BARBARA PIAZZA-GEORGI (Budapest, 1952) retired from the United Nations development system in June 2015, after thirty years spent mostly in Africa and the Middle East. Her latest assignment was as UNFPA country representative in Palestine and Syria, focusing on public health, gender and youth issues in complex humanitarian settings. She holds degrees in political science, international relations and development economics from the universities of Reading (UK) and Witwatersrand University (South Africa). She has published research on issues related to peace building, social capital and entrepreneurship. She is currently based in Budapest (Hungary), working for the Hungarian Charity Service of the Order of Malta and the Jesuit Refugee Service.

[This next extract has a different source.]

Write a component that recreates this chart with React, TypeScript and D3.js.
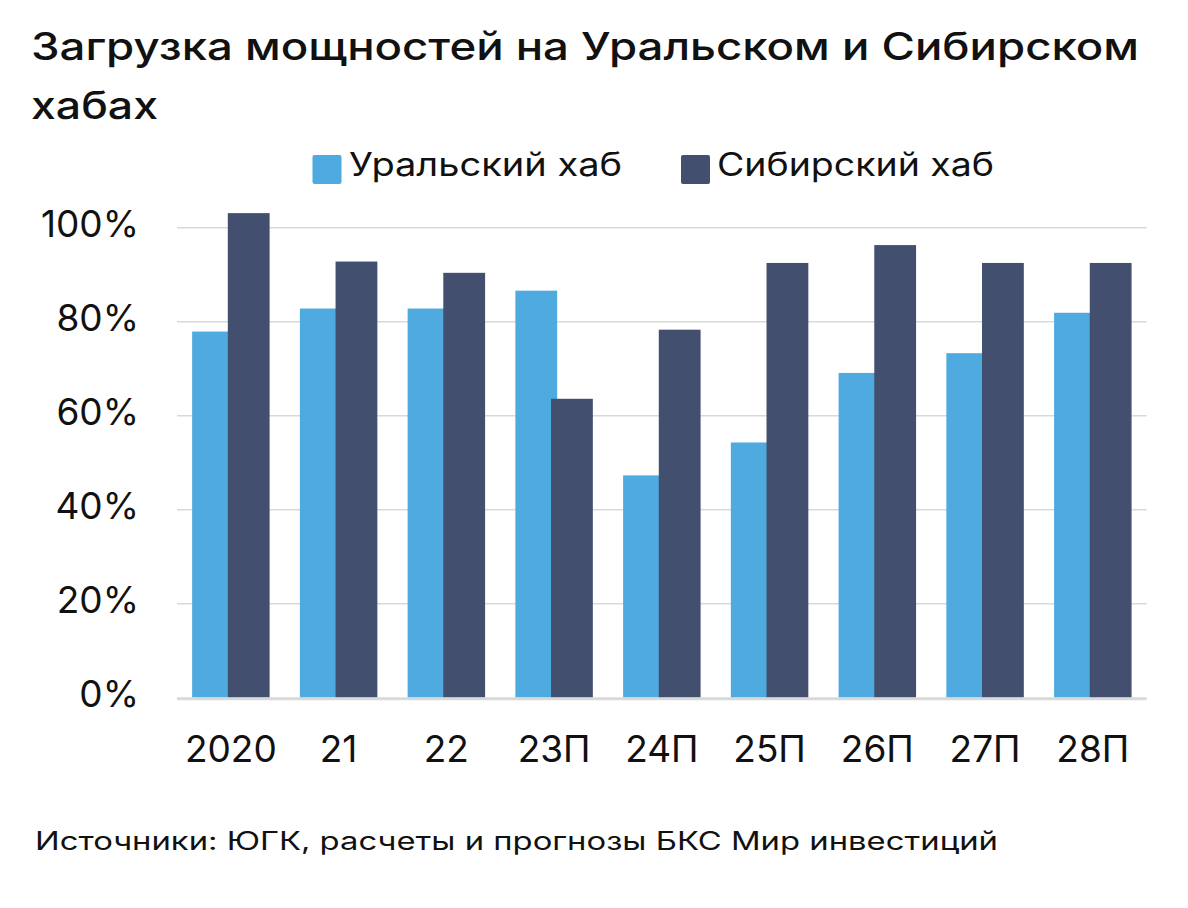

ANDREA RÓZSAVÖLGYI (Budapest, 1979) works at the Budapest Museum of Fine Arts as associate curator of the Collection of Sculpture before 1800. She earned her PhD in art history at Eötvös Loránd University, Budapest, and her dissertation was written about Emil Delmár’s art collection. She also conducts research on the history of the sculpture collection and the medieval and Renaissance plaster cast collection of the Museum of Fine Arts. She won several fellowships to Berne, London and now at the Center for the History of Collecting of the Frick Collection in New York.

 

EDITOR’S NOTE


Ilona Sármány-Parsons’ essay in the January 2016 issue of
Hungarian Review is based on a contribution to the following volume, just published in Budapest: Ödön Lechner in Context. Studies of the international conference on the occasion of the 100th anniversary of Ödön Lechner’s death. Edited by Zsombor Jékely. Budapest: Museum of Applied Arts, 2015. ISBN 978-615-5217-21-0, 232 pp. Our thanks to Zsombor Jékely and the Museum of Applied Arts for permission to publish our version of the text, and to József Sisa for providing us with the colour photographs.